Meridian Arts and Sciences


The Elements of Patterning

Mistress Sindokht Bayat al-Herati

Supplies: In order to pattern, you need to have the following at hand. Paper (newspaper works but leaves ink smudges), pens, measuring tape, T-square, yardstick, pins, sewing chalk, mock-up fabric, full length mirror, and a willing friend.

Research: The “what” and “why” of your garment. What do you want to make? Why are you making this garment? What you want to make can vary from “I need some clothes” to “I want to look cool.” It will depend on your persona, the weather, and what your individual taste is. The “why” is just as important. This can vary from “I need kitchen work stuff” to “ I am entering Kingdom A&S”. How you pattern is determined by the answers to these questions. Research does not have to entail visiting the library. Asking Master So-and-so, who makes this garment often, is also research.

Measuring: To begin with, you need to take really good measurements. This means paying close attention to where you place the measuring tape and always remember to wear whatever undergarments you will be wearing with this garment. When you measure take into account seam allowance and stretch of the fabric you will be using for the final product. Write these measurements down and if they seem odd, take them again to make sure. What you measure will depend on the garment, but the following are standard measurements: Neck, shoulders, bicep, arm length, chest, waist, hips, thigh, calf, waist-to-floor, inseam, and crotch.

Paper Pattern: Next you transfer those measurements onto a paper pattern. Ideally, you have a general idea of the shape of the individual pattern pieces.

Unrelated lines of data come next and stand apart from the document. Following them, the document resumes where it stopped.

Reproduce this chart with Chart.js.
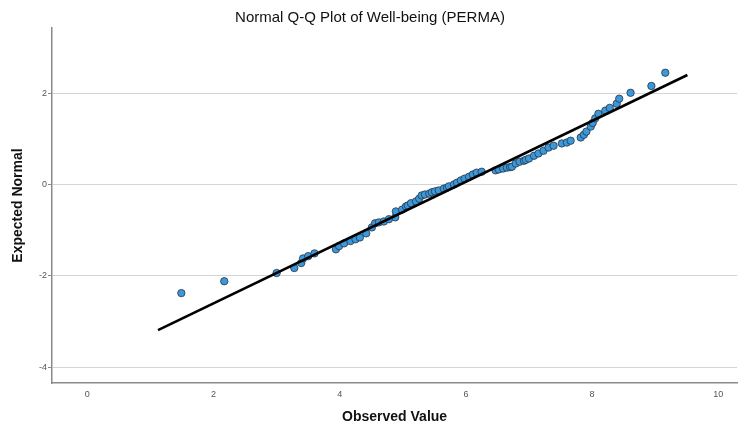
<!DOCTYPE html>
<html>
<head>
<meta charset="utf-8">
<script src="https://cdn.jsdelivr.net/npm/chart.js@4"></script>
<style>
  html, body { margin: 0; padding: 0; background: #fff; }
  canvas { display: block; }
</style>
</head>
<body>
<canvas id="qq" width="742" height="433"></canvas>
<script>
// Normal Q-Q plot of Well-being (PERMA)

const chartTitle = 'Normal Q-Q Plot of Well-being (PERMA)';
const xTitle = 'Observed Value';
const yTitle = 'Expected Normal';

// observed values and their expected normal scores
const observed = [1.49,2.17,3.00,3.28,3.39,3.42,3.50,3.60,3.94,3.99,4.07,4.17,4.25,4.32,4.42,4.51,4.56,4.62,4.70,4.78,
  4.88,4.89,4.99,5.05,5.08,5.13,5.21,5.26,5.30,5.35,5.42,5.46,5.51,5.57,5.65,5.70,5.73,5.81,5.86,5.92,
  5.98,6.05,6.11,6.17,6.25,6.47,6.52,6.59,6.65,6.70,6.73,6.79,6.85,6.92,6.95,7.00,7.08,7.15,7.23,7.31,
  7.39,7.52,7.60,7.66,7.82,7.87,7.91,7.98,8.01,8.05,8.10,8.21,8.28,8.39,8.43,8.61,8.94,9.16];
const expected = [-2.38,-2.12,-1.94,-1.83,-1.72,-1.62,-1.57,-1.51,-1.42,-1.35,-1.29,-1.24,-1.20,-1.16,-1.07,-0.94,-0.85,-0.83,-0.81,-0.76,
  -0.72,-0.59,-0.55,-0.48,-0.46,-0.41,-0.37,-0.31,-0.24,-0.22,-0.20,-0.17,-0.15,-0.13,-0.09,-0.07,-0.04,0.00,0.04,0.09,
  0.13,0.17,0.22,0.26,0.28,0.31,0.33,0.35,0.37,0.38,0.39,0.46,0.50,0.52,0.54,0.57,0.63,0.68,0.74,0.81,
  0.85,0.90,0.92,0.96,1.03,1.09,1.16,1.27,1.35,1.45,1.55,1.62,1.68,1.77,1.88,2.01,2.16,2.45];

// reference line end points
const fitX = [1.12, 9.51];
const fitY = [-3.19, 2.40];

// tick labels
const xTicks = [0, 2, 4, 6, 8, 10];
const yTicks = [-4, -2, 0, 2];

const FONT = 'Arial, "Liberation Sans", sans-serif';

const points = observed.map((v, i) => ({ x: v, y: expected[i] }));
const fitLine = fitX.map((v, i) => ({ x: v, y: fitY[i] }));

const ctx = document.getElementById('qq').getContext('2d');
new Chart(ctx, {
  type: 'scatter',
  data: {
    datasets: [
      // line first so it is drawn over the points
      { data: fitLine, showLine: true, borderColor: '#000', borderWidth: 2.6, pointRadius: 0, fill: false },
      { data: points, backgroundColor: '#3a98dc', borderColor: '#2b3440', borderWidth: 0.8, pointRadius: 3.7 }
    ]
  },
  options: {
    responsive: false,
    animation: false,
    layout: { padding: { left: 0, right: 2, top: 0, bottom: 0 } },
    plugins: {
      legend: { display: false },
      tooltip: { enabled: false },
      title: {
        display: true, text: chartTitle, color: '#111',
        font: { family: FONT, size: 15, weight: 'normal' },
        padding: { top: 9, bottom: 1 }
      }
    },
    scales: {
      x: {
        type: 'linear', min: -0.56, max: 10.3,
        afterBuildTicks: s => { s.ticks = xTicks.map(v => ({ value: v })); },
        afterFit: s => { s.height = 50; },
        grid: { display: false, drawTicks: false },
        border: { display: true, color: '#8a8a8a', width: 1.5 },
        ticks: { color: '#555', font: { family: FONT, size: 9 }, padding: 6, maxRotation: 0 },
        title: { display: true, text: xTitle, color: '#111', font: { family: FONT, size: 14, weight: 'bold' }, padding: { top: 0, bottom: 7 } }
      },
      y: {
        type: 'linear', min: -4.35, max: 3.43,
        afterBuildTicks: s => { s.ticks = yTicks.map(v => ({ value: v })); },
        afterFit: s => { s.width = 52; },
        grid: { color: '#d4d4d4', lineWidth: 1, drawTicks: true, tickLength: 4, tickColor: '#8a8a8a' },
        border: { display: true, color: '#8a8a8a', width: 1.5 },
        ticks: { color: '#555', font: { family: FONT, size: 9 }, padding: 1 },
        title: { display: true, text: yTitle, color: '#111', font: { family: FONT, size: 14, weight: 'bold' }, padding: { top: 10, bottom: 0 } }
      }
    }
  }
});
</script>
</body>
</html>
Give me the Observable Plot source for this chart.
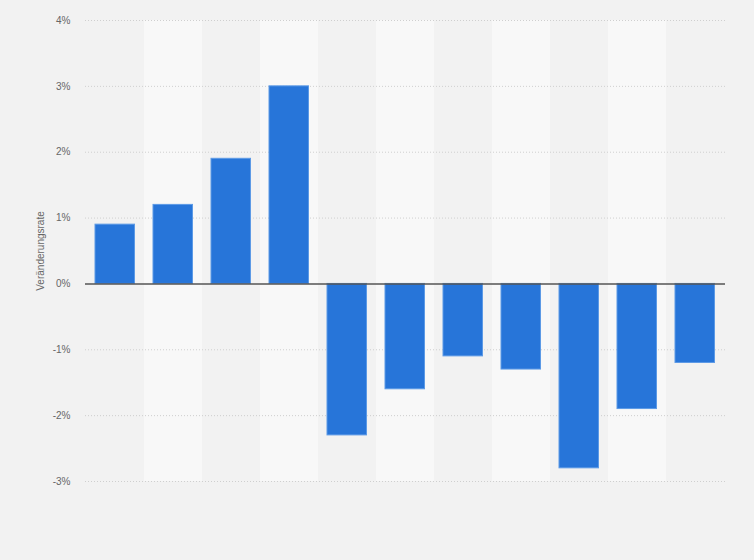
<!DOCTYPE html>
<html>
<head>
<meta charset="utf-8">
<script src="https://cdn.jsdelivr.net/npm/d3@7"></script>
<script src="https://cdn.jsdelivr.net/npm/@observablehq/plot@0.6"></script>
<style>
  html, body { margin: 0; padding: 0; background: #f2f2f2; }
  svg { display: block; }
</style>
</head>
<body>
<div id="chart"></div>
<script>
const categories = ["1", "2", "3", "4", "5", "6", "7", "8", "9", "10", "11"];
const values = [0.9, 1.2, 1.9, 3.0, -2.3, -1.6, -1.1, -1.3, -2.8, -1.9, -1.2];
const yTicks = [-3, -2, -1, 0, 1, 2, 3, 4];
const yLabel = "Veränderungsrate";

const data = categories.map((c, i) => ({category: c, value: values[i]}));
const bands = categories.filter((c, i) => i % 2 === 1);

const chart = Plot.plot({
  width: 754,
  height: 560,
  marginTop: 20,
  marginBottom: 79,
  marginLeft: 85,
  marginRight: 29,
  style: {background: "#f2f2f2", fontFamily: "Liberation Sans, Arial, sans-serif", fontSize: "10px", color: "#666"},
  x: {domain: categories, padding: 0, axis: null},
  y: {domain: [-3, 4], ticks: yTicks, tickFormat: d => d + "%", label: null},
  marks: [
    Plot.barY(bands, {x: d => d, y1: -3, y2: 4, fill: "#f8f8f8"}),
    Plot.ruleY(yTicks.filter(d => d !== 0), {stroke: "#cfcfcf", strokeDasharray: "1,2"}),
    Plot.axisY({ticks: yTicks, tickFormat: d => d + "%", tickSize: 0, tickPadding: 15, fill: "#666", label: null}),
    Plot.barY(data, {x: "category", y: "value", fill: "#2775d9", stroke: "#5c9ae6", strokeWidth: 1, insetLeft: 9, insetRight: 9.5}),
    Plot.ruleY([0], {stroke: "#555", strokeWidth: 1.5}),
    Plot.text([yLabel], {frameAnchor: "left", textAnchor: "middle", rotate: -90, dx: -45, fill: "#666", fontSize: 10})
  ]
});
document.getElementById("chart").appendChild(chart);
</script>
</body>
</html>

This is where that research comes in! Most times, there is a book, an article, a Complete Anachronist, class handouts or a more modern pattern that you can start with in order to help you with your paper pattern. The measurements you took now have to be transferred onto the paper pattern that you are working with.

The Mock - Up: After you have worked out as much as possible with a paper pattern, you make a mock-up. This is a very loosely constructed garment made out of cheap or old fabric. Don't bother with finish work on the mock-up. Simply transfer your paper pattern to the fabric and cut it out. Sew it up and put it on. Does it fit? If your fit is perfect, you're done! However, most of the time something will not be right. The skirt is too short, the sleeve too tight, the seams are falling wrong. Whatever the problem is this is were the sewing chalk and pins come into play. Put on the mock-up inside out and pin out the problem. Sometimes this means you have to rip out part of a seam or you realize that the seam needs to be in a different place. Whatever the problem, use the chalk and pins to mark the needed changes and then re-sew the mock-up. Try it on again and see how it fits. Often this process may need to go through several versions until you get it just right.

Final Pattern : Once you work out all the problems with your mock-up, you are ready to use the mock-up as a pattern. Rip apart the mock-up, taking care to follow any changes that you made. Then use those pieces to cut out the final garment in the good fabric. You can transfer the mock-up back to good paper or simply iron it out and use it as your final pattern piece.

Fabric Preparation : Before cutting out your final garment, make sure you have washed and dried your fabric. Wash and dry it the way you will after you make the garment. This allows any fading or shrinking to occur before sewing the garment. If your fabric fades or shrinks, wash it a second time to make sure it will stop doing this!!!! Sometimes, that awesome fabric turns out to be horrible and the time to discover this is before you spend 20 hours hand sewing the garment. Iron the fabric so it will lay flat and neat and then lay out all of the pattern pieces on the fabric. Do you still have enough fabric to get all of the pieces onto it? Do you need extra fabric for ties or a pouch to match? Make sure everything is right before cutting. Also, pay attention to nap. There are certain fabrics that have a nap that causes the light to hit the fabric differently. When using those fabrics, everything must be cut in the same direction. This means no “flipping” pattern pieces upside down in order to save fabric! Also be careful to follow the grain.

Cutting Out The Pattern : Be careful to pin the pattern pieces carefully in place. Make sure there are no folds or bunches under the pattern piece. If you need to cut more than one of a certain piece, make sure to carefully lift and re-pin the pattern piece. Cut closely and evenly along the edges. Sloppy cutting can cause major fit problems latter on.

You are now ready to sew . Good Luck!